WHAT YOU SHOULD DO | Report the number of lines that hold the string "with". Leave out any other text.

THE RECORDS |
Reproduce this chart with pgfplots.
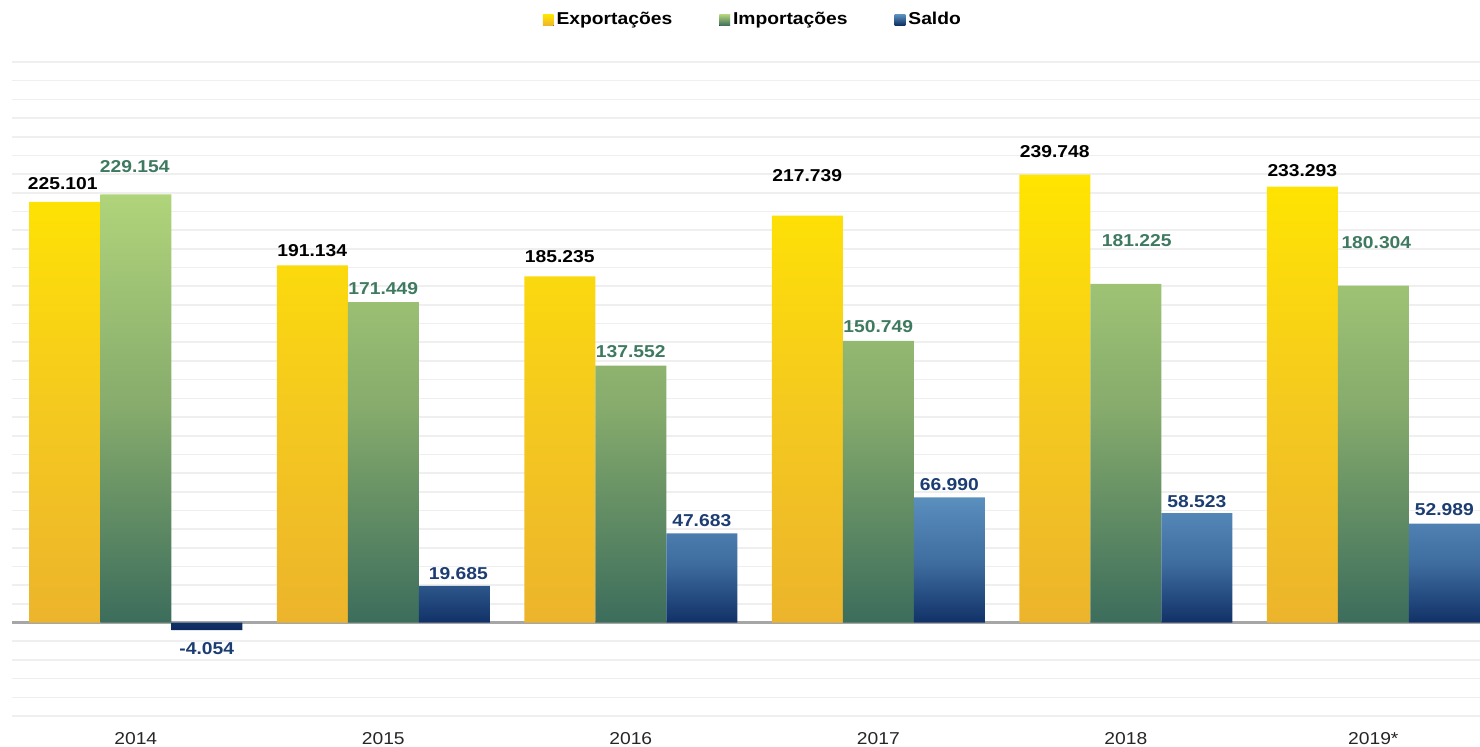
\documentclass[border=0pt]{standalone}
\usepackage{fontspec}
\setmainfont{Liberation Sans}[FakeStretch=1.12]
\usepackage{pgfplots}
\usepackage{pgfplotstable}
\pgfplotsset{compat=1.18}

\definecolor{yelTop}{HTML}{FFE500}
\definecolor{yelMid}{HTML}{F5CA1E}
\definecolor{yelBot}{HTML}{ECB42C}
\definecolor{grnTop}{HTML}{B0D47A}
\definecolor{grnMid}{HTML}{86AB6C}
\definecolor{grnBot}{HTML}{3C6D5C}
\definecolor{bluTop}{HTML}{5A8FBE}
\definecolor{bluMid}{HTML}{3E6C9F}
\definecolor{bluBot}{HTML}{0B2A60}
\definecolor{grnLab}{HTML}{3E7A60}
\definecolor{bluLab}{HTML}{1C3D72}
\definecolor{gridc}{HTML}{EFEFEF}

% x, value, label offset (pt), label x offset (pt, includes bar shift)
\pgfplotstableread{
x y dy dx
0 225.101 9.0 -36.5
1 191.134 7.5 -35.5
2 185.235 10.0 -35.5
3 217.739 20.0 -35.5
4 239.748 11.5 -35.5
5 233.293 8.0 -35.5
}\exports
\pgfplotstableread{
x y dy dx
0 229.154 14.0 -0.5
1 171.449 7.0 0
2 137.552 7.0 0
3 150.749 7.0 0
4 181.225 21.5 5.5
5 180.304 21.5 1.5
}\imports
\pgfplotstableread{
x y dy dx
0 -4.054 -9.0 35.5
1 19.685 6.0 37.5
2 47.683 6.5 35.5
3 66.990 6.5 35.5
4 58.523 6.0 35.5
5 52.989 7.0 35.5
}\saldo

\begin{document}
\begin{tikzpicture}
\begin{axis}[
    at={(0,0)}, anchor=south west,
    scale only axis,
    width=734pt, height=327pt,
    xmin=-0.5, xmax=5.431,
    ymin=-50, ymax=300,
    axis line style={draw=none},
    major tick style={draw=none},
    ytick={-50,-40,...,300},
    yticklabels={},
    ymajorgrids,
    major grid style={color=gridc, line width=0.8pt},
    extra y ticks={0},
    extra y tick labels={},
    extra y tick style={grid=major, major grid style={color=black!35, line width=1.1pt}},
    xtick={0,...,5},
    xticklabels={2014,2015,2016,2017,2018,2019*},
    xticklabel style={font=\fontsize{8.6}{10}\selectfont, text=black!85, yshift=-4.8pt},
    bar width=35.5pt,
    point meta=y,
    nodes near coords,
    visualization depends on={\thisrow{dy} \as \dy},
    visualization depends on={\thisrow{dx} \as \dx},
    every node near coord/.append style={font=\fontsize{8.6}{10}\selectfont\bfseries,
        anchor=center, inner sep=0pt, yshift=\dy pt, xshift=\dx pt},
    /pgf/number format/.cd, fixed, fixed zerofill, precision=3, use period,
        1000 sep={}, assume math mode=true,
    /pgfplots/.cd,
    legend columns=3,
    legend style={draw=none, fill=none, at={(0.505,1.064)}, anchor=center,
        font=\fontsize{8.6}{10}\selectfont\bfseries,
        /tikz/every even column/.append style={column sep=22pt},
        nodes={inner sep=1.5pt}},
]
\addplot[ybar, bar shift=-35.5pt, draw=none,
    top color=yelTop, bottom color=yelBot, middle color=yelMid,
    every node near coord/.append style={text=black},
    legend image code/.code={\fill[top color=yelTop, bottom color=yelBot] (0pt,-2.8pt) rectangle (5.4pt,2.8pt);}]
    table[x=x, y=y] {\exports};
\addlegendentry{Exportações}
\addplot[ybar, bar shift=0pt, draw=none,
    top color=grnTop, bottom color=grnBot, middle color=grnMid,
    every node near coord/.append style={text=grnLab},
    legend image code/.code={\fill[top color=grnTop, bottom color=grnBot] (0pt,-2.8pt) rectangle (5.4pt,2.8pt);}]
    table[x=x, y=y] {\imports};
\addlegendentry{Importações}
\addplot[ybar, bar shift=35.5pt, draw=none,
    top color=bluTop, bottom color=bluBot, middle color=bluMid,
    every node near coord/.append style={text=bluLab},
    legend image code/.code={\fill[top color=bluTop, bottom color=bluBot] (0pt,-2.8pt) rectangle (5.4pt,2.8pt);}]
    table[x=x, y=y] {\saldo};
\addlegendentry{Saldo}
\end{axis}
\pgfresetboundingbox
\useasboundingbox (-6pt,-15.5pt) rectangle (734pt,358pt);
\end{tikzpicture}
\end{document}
* * *
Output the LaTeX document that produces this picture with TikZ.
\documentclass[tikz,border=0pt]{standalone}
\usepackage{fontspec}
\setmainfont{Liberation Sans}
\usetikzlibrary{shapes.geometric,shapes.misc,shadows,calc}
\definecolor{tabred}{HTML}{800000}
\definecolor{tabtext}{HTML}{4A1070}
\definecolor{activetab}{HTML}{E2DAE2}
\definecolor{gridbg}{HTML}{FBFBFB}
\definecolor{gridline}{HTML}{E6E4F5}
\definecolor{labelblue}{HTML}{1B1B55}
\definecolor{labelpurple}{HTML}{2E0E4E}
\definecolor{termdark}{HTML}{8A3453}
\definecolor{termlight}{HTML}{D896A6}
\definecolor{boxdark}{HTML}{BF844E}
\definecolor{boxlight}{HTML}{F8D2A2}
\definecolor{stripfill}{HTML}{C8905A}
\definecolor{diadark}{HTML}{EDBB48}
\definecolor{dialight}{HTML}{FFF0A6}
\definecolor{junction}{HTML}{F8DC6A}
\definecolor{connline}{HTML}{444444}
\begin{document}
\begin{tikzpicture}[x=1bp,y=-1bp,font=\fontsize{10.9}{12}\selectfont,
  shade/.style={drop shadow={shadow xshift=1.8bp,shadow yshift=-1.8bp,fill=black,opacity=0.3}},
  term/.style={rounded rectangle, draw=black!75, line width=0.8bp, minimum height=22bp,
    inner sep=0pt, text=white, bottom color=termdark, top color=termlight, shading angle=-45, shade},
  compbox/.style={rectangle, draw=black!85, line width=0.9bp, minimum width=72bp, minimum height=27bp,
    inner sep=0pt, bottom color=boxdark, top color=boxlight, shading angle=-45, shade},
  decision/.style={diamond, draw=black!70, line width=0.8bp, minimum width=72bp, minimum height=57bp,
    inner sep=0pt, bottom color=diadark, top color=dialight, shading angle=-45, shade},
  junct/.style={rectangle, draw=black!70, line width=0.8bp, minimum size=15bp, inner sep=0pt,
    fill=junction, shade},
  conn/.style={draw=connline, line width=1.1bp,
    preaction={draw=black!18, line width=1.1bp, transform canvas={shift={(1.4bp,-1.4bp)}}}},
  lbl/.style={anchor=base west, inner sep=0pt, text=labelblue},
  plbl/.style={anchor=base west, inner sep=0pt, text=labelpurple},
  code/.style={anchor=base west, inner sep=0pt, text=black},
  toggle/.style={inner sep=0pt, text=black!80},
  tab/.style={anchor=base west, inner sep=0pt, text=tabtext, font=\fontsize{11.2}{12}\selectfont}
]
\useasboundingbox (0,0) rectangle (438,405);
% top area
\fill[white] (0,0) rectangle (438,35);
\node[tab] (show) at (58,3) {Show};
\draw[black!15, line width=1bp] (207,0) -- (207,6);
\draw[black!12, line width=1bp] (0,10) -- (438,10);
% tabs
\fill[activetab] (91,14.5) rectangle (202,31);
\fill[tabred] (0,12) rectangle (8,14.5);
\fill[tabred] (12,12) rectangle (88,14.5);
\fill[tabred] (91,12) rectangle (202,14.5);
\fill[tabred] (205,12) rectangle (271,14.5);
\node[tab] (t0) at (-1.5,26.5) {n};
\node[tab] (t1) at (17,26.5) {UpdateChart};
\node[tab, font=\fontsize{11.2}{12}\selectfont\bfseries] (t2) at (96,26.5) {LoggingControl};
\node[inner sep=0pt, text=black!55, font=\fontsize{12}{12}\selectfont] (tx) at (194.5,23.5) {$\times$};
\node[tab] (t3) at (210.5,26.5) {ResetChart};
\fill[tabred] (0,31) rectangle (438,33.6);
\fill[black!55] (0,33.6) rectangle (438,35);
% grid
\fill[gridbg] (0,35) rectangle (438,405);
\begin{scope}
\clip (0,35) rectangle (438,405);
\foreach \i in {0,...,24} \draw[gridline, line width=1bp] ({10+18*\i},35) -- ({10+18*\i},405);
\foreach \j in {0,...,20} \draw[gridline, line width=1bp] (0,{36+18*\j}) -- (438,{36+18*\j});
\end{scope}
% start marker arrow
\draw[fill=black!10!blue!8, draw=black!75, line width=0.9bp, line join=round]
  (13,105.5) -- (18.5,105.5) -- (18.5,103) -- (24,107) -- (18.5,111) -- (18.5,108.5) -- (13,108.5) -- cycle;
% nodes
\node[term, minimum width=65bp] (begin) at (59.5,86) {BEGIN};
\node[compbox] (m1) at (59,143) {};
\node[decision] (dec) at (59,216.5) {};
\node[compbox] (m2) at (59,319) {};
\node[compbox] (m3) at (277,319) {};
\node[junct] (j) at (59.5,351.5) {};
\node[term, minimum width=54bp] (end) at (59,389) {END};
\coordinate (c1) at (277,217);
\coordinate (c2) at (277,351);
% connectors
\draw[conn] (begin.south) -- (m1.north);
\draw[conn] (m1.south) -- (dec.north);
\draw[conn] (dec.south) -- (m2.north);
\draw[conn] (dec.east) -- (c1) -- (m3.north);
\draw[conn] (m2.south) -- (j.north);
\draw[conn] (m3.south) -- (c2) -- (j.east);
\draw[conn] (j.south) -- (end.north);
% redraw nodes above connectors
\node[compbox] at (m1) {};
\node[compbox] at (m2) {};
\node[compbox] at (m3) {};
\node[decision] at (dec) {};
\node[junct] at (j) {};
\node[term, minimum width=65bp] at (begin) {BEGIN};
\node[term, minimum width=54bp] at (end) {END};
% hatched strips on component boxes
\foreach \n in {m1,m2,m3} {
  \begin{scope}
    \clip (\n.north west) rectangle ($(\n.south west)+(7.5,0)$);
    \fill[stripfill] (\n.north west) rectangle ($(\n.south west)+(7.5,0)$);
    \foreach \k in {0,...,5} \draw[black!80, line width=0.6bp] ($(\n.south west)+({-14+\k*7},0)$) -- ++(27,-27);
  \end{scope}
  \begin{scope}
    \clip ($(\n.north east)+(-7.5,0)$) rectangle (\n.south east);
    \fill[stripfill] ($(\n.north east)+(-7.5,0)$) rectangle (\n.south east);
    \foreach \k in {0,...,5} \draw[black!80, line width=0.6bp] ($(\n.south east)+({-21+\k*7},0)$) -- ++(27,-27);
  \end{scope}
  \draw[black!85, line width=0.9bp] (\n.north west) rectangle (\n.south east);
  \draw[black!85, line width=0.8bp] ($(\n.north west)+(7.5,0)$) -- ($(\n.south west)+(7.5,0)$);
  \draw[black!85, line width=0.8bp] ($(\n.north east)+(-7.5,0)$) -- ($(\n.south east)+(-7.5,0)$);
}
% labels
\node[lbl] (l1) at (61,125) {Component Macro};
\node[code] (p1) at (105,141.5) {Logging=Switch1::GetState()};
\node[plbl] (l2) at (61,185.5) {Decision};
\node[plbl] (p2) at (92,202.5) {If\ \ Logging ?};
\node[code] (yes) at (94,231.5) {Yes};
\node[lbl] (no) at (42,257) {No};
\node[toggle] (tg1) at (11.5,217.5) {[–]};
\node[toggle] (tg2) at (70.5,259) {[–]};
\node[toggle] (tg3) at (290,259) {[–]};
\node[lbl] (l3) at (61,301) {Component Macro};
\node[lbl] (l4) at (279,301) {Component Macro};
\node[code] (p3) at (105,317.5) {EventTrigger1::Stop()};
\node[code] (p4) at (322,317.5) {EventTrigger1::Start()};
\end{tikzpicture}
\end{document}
---
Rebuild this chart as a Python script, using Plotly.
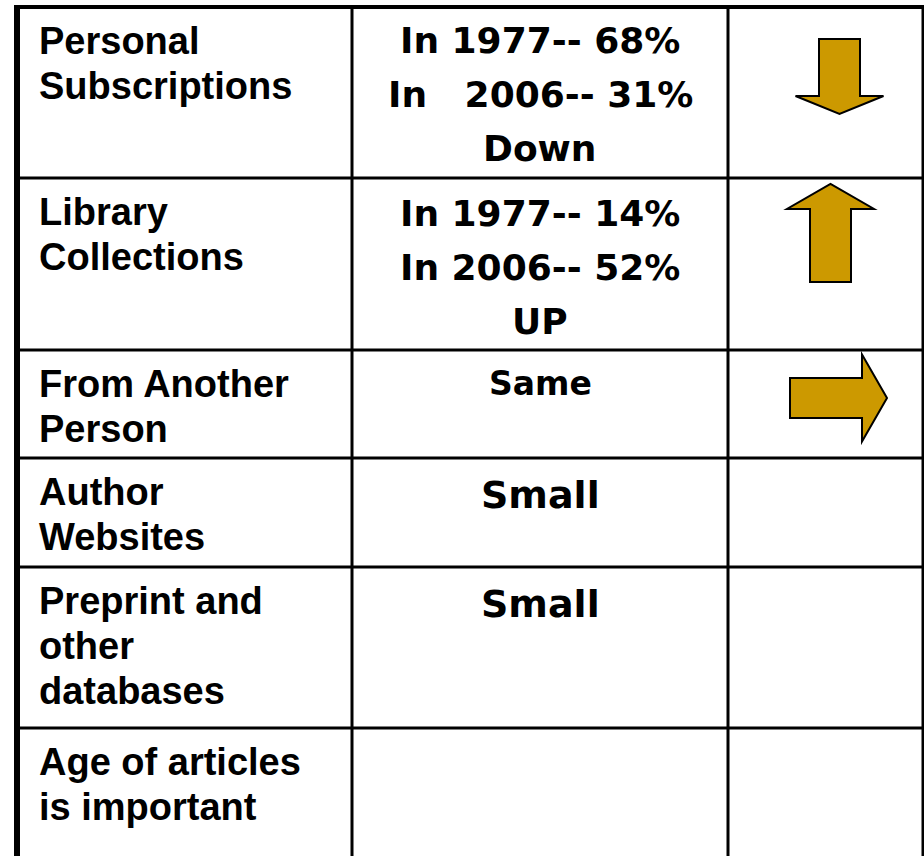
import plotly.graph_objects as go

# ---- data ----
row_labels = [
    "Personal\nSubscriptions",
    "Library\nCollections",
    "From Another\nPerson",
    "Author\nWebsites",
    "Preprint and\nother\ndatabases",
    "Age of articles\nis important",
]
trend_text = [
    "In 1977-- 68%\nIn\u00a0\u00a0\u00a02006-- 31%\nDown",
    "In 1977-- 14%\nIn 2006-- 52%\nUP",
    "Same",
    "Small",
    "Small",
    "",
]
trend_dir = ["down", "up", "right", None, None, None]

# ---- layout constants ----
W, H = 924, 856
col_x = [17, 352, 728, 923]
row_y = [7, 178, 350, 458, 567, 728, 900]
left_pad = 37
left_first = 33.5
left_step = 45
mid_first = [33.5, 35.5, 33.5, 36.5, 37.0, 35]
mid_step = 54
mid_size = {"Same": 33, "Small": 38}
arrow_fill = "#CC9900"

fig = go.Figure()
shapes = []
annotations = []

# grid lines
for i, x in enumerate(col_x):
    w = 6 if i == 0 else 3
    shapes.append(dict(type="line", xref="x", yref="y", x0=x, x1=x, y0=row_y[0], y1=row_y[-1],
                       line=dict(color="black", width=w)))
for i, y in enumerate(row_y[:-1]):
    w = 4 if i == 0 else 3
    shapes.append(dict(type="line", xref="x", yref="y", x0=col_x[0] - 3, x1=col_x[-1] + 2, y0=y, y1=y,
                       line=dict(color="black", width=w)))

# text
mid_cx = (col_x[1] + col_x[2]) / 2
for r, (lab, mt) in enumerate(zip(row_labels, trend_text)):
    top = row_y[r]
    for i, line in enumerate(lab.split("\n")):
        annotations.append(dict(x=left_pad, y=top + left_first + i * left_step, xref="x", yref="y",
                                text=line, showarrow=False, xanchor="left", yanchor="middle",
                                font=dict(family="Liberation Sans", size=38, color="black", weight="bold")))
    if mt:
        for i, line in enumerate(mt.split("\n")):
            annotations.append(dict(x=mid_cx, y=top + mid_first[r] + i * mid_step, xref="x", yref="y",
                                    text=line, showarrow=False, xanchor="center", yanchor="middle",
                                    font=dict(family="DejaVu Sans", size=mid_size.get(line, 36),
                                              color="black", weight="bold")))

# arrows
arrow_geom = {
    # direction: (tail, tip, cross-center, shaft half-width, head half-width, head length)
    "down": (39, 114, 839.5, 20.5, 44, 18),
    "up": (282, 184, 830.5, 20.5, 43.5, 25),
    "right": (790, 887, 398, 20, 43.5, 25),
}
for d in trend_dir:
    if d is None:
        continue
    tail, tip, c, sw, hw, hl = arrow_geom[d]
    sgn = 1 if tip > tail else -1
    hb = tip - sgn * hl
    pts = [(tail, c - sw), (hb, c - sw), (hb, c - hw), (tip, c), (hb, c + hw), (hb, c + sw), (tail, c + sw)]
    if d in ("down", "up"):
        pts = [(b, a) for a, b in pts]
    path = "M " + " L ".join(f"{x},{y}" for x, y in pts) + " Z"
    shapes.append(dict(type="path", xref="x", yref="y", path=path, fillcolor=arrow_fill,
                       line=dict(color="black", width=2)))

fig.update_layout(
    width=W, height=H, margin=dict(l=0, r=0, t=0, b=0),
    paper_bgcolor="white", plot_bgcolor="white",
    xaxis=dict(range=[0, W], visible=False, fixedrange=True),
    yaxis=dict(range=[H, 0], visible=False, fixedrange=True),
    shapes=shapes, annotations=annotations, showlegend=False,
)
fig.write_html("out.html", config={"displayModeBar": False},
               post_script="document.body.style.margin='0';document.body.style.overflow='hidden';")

ANSWER | 2